**STATED EXERCISE:**
Reproduce exactly the run of lines from the one containing "Convert this chart to Bokeh code." through the one containing "from bokeh.resources import INLINE". Pictures do not belong in the copy.
======== GIVEN INFORMATION ========
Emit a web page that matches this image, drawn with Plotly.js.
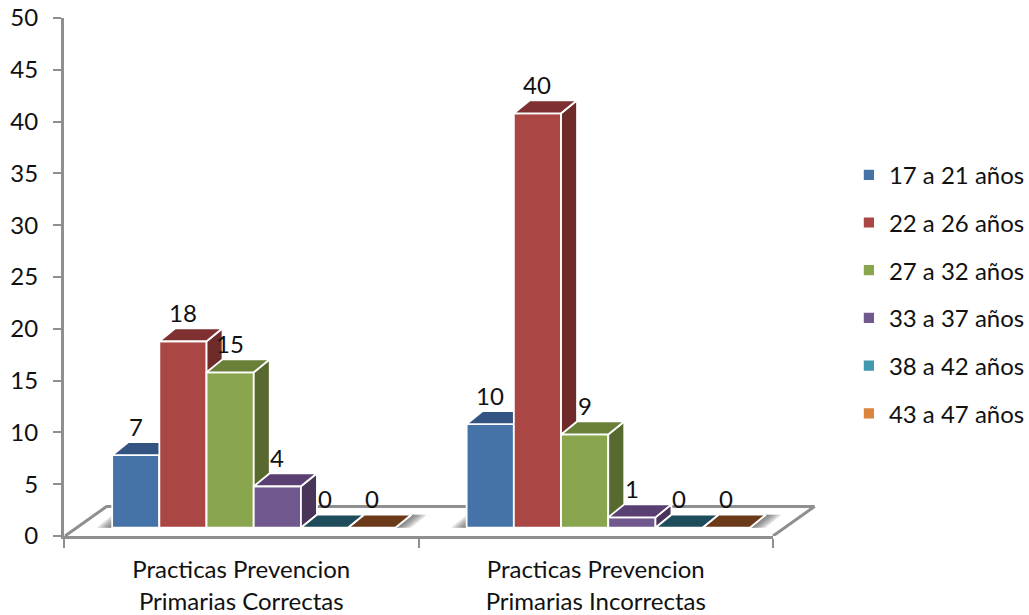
<!DOCTYPE html>
<html>
<head>
<meta charset="utf-8">
<script src="https://cdn.plot.ly/plotly-3.0.1.min.js"></script>
<style>html,body{margin:0;padding:0;background:#fff} text{font-variant-ligatures:none}</style>
</head>
<body>
<div id="chart" style="width:1029px;height:615px"></div>
<script>
// Values per age band, one entry per practice category
const categoriesLine1 = ["Practicas Prevencion", "Practicas Prevencion"];
const categoriesLine2 = ["Primarias Correctas", "Primarias Incorrectas"];
const seriesNames = ["17 a 21 años", "22 a 26 años", "27 a 32 años", "33 a 37 años", "38 a 42 años", "43 a 47 años"];
const band17a21 = [7, 10];
const band22a26 = [18, 40];
const band27a32 = [15, 9];
const band33a37 = [4, 1];
const band38a42 = [0, 0];
const band43a47 = [0, 0];
const seriesValues = [band17a21, band22a26, band27a32, band33a37, band38a42, band43a47];

const frontColors = ["#4572A7", "#AA4643", "#89A54E", "#71588F", "#4198AF", "#DB843D"];
const topColors = ["#335482", "#7E3130", "#6A8039", "#5A4072", "#1E4C5A", "#6B3A18"];
const sideColors = ["#2F4D75", "#6E2B2A", "#58692F", "#493559", "#1E4C5A", "#6B3A18"];

// Pseudo-3D geometry in axis units
const PLOT_W = 354.5, PLOT_H = 10.36;          // pixels per axis unit
const BAR_W = 47.2 / PLOT_W;
const GROUP_SHIFT = 12.5 / PLOT_W;
const BASE = 0.8;                               // bars stand on the floor, above y = 0
const DEPTH_X = 16 / PLOT_W, DEPTH_Y = 13 / PLOT_H;
const FLOOR_X = 41.5 / PLOT_W, FLOOR_Y = 29.5 / PLOT_H;
const GRAY = "#8F8F8F";
const FONT = "Lato, 'Open Sans', sans-serif";
const FONT_SIZE = 24;
const TEXT_COLOR = "#111111";

// The category axis stops at the last tick; a wider axis leaves room for the floor's depth
const WIDE_PX = 765;
const AXIS_DOMAIN = [0, (2 * PLOT_W) / WIDE_PX];
const WIDE_RANGE = [0, WIDE_PX / PLOT_W];

const categoryCenters = categoriesLine1.map((_, c) => c + 0.5 + GROUP_SHIFT);
const barCenter = (c, s) => categoryCenters[c] + (s - 2.5) * BAR_W;

const traces = [];

// Anchor trace for the category axis
traces.push({
  type: "scatter", mode: "markers", xaxis: "x", yaxis: "y",
  x: [0, 2], y: [0, 0], marker: {opacity: 0}, hoverinfo: "skip", showlegend: false
});

// Floor outline
traces.push({
  type: "scatter", mode: "lines", xaxis: "x2", yaxis: "y",
  x: [0.003, FLOOR_X + 0.003, 2 + FLOOR_X, 2],
  y: [0, FLOOR_Y, FLOOR_Y, 0],
  line: {color: GRAY, width: 3}, hoverinfo: "skip", showlegend: false
});

// Soft shadow under each group of bars, built from widening translucent layers
categoriesLine1.forEach((_, c) => {
  const left = barCenter(c, 0) - BAR_W / 2, right = barCenter(c, 5) + BAR_W / 2;
  for (let k = 6; k >= 0; k--) {
    const spread = k * 2.6 / PLOT_W;
    traces.push({
      type: "scatter", mode: "lines", xaxis: "x2", yaxis: "y",
      x: [left - spread, left + DEPTH_X - spread, right + DEPTH_X + spread, right + spread, left - spread],
      y: [BASE, BASE + DEPTH_Y, BASE + DEPTH_Y, BASE, BASE],
      fill: "toself", fillcolor: "rgba(70,70,70,0.16)", line: {width: 0},
      hoverinfo: "skip", showlegend: false
    });
  }
});

// One overlaid subplot per series so that each series paints over the one on its left
seriesNames.forEach((name, s) => {
  const xa = "x" + (s + 5), ya = "y" + (s + 5);
  const values = seriesValues[s];
  const xs = values.map((_, c) => barCenter(c, s));
  const tops = values.map(v => BASE + v);

  traces.push({
    type: "bar", name, xaxis: xa, yaxis: ya, x: xs, y: values,
    base: values.map(() => BASE), width: BAR_W,
    marker: {color: frontColors[s], line: {color: "#FFFFFF", width: 1.8}},
    legendgroup: name
  });

  const sideX = [], sideY = [], topX = [], topY = [];
  xs.forEach((x, c) => {
    const l = x - BAR_W / 2, r = x + BAR_W / 2, t = tops[c];
    sideX.push(r, r + DEPTH_X, r + DEPTH_X, r, r, null);
    sideY.push(t, t + DEPTH_Y, BASE + DEPTH_Y, BASE, t, null);
    topX.push(l, l + DEPTH_X, r + DEPTH_X, r, l, null);
    topY.push(t, t + DEPTH_Y, t + DEPTH_Y, t, t, null);
  });
  [[sideX, sideY, sideColors[s]], [topX, topY, topColors[s]]].forEach(([fx, fy, col]) => {
    traces.push({
      type: "scatter", mode: "lines", xaxis: xa, yaxis: ya,
      x: fx, y: fy, fill: "toself", fillcolor: col,
      line: {color: "#FFFFFF", width: 1.8}, hoverinfo: "skip",
      showlegend: false, legendgroup: name
    });
  });
});

// Value labels float above the front top edge of every bar
const annotations = [];
seriesNames.forEach((_, s) => {
  seriesValues[s].forEach((v, c) => {
    annotations.push({
      xref: "x", yref: "y", x: barCenter(c, s), y: BASE + v, yshift: 29,
      text: String(v), showarrow: false, xanchor: "center", yanchor: "middle",
      font: {family: FONT, size: FONT_SIZE, color: TEXT_COLOR}
    });
  });
});

const layout = {
  width: 1029, height: 615,
  margin: {l: 64, r: 1029 - 64 - WIDE_PX, t: 18, b: 79, pad: 0, autoexpand: false},
  paper_bgcolor: "#FFFFFF", plot_bgcolor: "rgba(0,0,0,0)",
  showlegend: true,
  legend: {
    x: 1.026, xanchor: "left", y: 0.74, yanchor: "top",
    font: {family: FONT, size: FONT_SIZE, color: TEXT_COLOR},
    tracegroupgap: 13.5, bgcolor: "rgba(0,0,0,0)"
  },
  annotations,
  xaxis: {
    domain: AXIS_DOMAIN, anchor: "y", range: [0, 2], tickmode: "array", tickvals: [0, 1, 2], ticktext: ["", "", ""],
    ticks: "outside", ticklen: 9, tickwidth: 2, tickcolor: GRAY,
    showline: true, linecolor: GRAY, linewidth: 3, showgrid: false, zeroline: false
  },
  xaxis2: {domain: [0, 1], anchor: "y", range: WIDE_RANGE, visible: false},
  yaxis: {
    range: [0, 50], tickmode: "array", anchor: "x",
    tickvals: [0, 5, 10, 15, 20, 25, 30, 35, 40, 45, 50],
    ticks: "outside", ticklen: 8, tickwidth: 2, tickcolor: GRAY, ticklabelstandoff: 10,
    tickfont: {family: FONT, size: FONT_SIZE, color: TEXT_COLOR},
    showline: true, linecolor: GRAY, linewidth: 3, showgrid: false, zeroline: false
  }
};

// The two lines of each category label sit on separate axes for their wider line spacing
[[3, categoriesLine1, 17], [4, categoriesLine2, 49]].forEach(([n, labels, standoff]) => {
  layout["xaxis" + n] = {
    overlaying: "x", anchor: "y" + n, range: [0, 2], tickmode: "array",
    tickvals: [0.5, 1.5], ticktext: labels, ticks: "", showline: false, showgrid: false, zeroline: false,
    ticklabelstandoff: standoff, tickangle: 0,
    tickfont: {family: FONT, size: FONT_SIZE, color: TEXT_COLOR}
  };
  layout["yaxis" + n] = {overlaying: "y", range: [0, 50], visible: false};
  traces.push({
    type: "scatter", mode: "markers", xaxis: "x" + n, yaxis: "y" + n,
    x: [0.5, 1.5], y: [0, 0], marker: {opacity: 0}, hoverinfo: "skip", showlegend: false
  });
});

seriesNames.forEach((_, s) => {
  layout["xaxis" + (s + 5)] = {overlaying: "x2", anchor: "y" + (s + 5), range: WIDE_RANGE, visible: false};
  layout["yaxis" + (s + 5)] = {overlaying: "y", anchor: "x" + (s + 5), range: [0, 50], visible: false};
});

Plotly.newPlot("chart", traces, layout, {displayModeBar: false, responsive: false});
</script>
</body>
</html>
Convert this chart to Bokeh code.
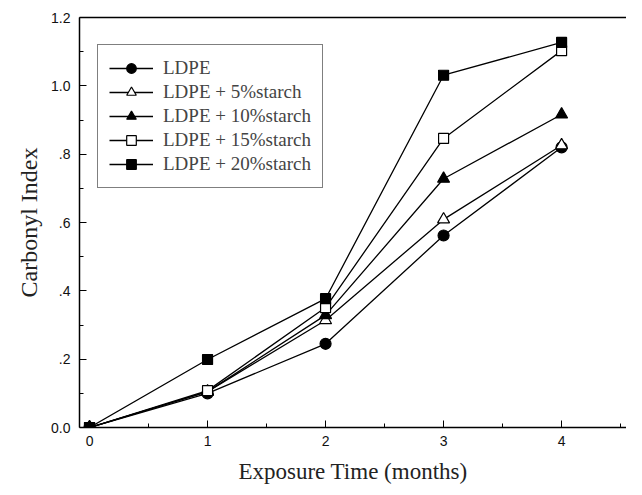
from bokeh.plotting import figure
from bokeh.models import FixedTicker, LinearAxis, Legend, LegendItem, Range1d
from bokeh.embed import file_html
from bokeh.resources import INLINE

months = [0, 1, 2, 3, 4]
ldpe = [0.0, 0.10, 0.245, 0.562, 0.82]
starch5 = [0.0, 0.105, 0.314, 0.609, 0.826]
starch10 = [0.0, 0.105, 0.329, 0.728, 0.916]
starch15 = [0.0, 0.108, 0.351, 0.846, 1.103]
starch20 = [0.0, 0.199, 0.377, 1.031, 1.127]
labels = ["LDPE", "LDPE + 5%starch", "LDPE + 10%starch", "LDPE + 15%starch", "LDPE + 20%starch"]
y_ticks = [0.0, 0.2, 0.4, 0.6, 0.8, 1.0, 1.2]
y_tick_labels = ["0.0", ".2", ".4", ".6", ".8", "1.0", "1.2"]
x_ticks = [0, 1, 2, 3, 4]

p = figure(width=626, height=487, output_backend="svg", toolbar_location=None,
           x_range=Range1d(-0.085, 4.55), y_range=Range1d(0, 1.2),
           min_border_left=79, min_border_top=17, min_border_bottom=60, min_border_right=0)
p.outline_line_color = None
p.grid.visible = False
p.background_fill_color = "white"
p.border_fill_color = "white"

series = [ldpe, starch5, starch10, starch15, starch20]
styles = [("circle", "black", 11), ("triangle", "white", 12), ("triangle", "black", 12),
          ("square", "white", 10), ("square", "black", 10)]
items = []
for vals, (mk, fill, sz), lab in zip(series, styles, labels):
    ln = p.line(months, vals, line_color="black", line_width=1.3)
    sc = p.scatter(months, vals, marker=mk, size=sz, fill_color=fill, line_color="black", line_width=1.2)
    items.append(LegendItem(label=lab, renderers=[ln, sc]))

legend = Legend(items=items, location=(18, 239), padding=11, spacing=0,
                glyph_width=44, glyph_height=24, label_height=24, label_standoff=10,
                label_text_font="Liberation Serif", label_text_font_size="19px",
                border_line_color="black", border_line_width=1, background_fill_alpha=1,
                margin=0)
p.add_layout(legend, "center")

xa = p.xaxis[0]
xa.ticker = FixedTicker(ticks=x_ticks, minor_ticks=[0.5, 1.5, 2.5, 3.5, 4.5])
ya = p.yaxis[0]
ya.ticker = FixedTicker(ticks=y_ticks, minor_ticks=[0.1, 0.3, 0.5, 0.7, 0.9, 1.1])
ya.major_label_overrides = {t: l for t, l in zip(y_ticks, y_tick_labels)}

for ax in (xa, ya):
    ax.axis_line_width = 1.5
    ax.axis_line_color = "black"
    ax.major_tick_in = 7
    ax.major_tick_out = 0
    ax.minor_tick_in = 4
    ax.minor_tick_out = 0
    ax.major_tick_line_color = "black"
    ax.minor_tick_line_color = "black"
    ax.major_label_text_font = "Liberation Sans"
    ax.major_label_text_font_size = "14px"
    ax.major_label_text_color = "#111111"
    ax.axis_label_text_font = "Liberation Serif"
    ax.axis_label_text_font_style = "normal"
    ax.axis_label_text_color = "#222222"

xa.axis_label_text_font_size = "23px"
ya.axis_label_text_font_size = "24px"
xa.axis_label = "Exposure Time (months)"
ya.axis_label = "Carbonyl Index"
xa.major_label_standoff = 8
ya.major_label_standoff = 9
xa.axis_label_standoff = 10
ya.axis_label_standoff = 6

top = LinearAxis(major_tick_in=0, major_tick_out=0, minor_tick_in=0, minor_tick_out=0,
                 major_label_text_font_size="0px", axis_line_width=1.5, axis_line_color="black")
top.ticker = FixedTicker(ticks=[])
p.add_layout(top, "above")

open("out.html", "w").write(file_html(p, INLINE))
========
**SOLUTION FOR THIS PROBLEM:**
Convert this chart to Bokeh code.
from bokeh.plotting import figure
from bokeh.models import FixedTicker, LinearAxis, Legend, LegendItem, Range1d
from bokeh.embed import file_html
from bokeh.resources import INLINE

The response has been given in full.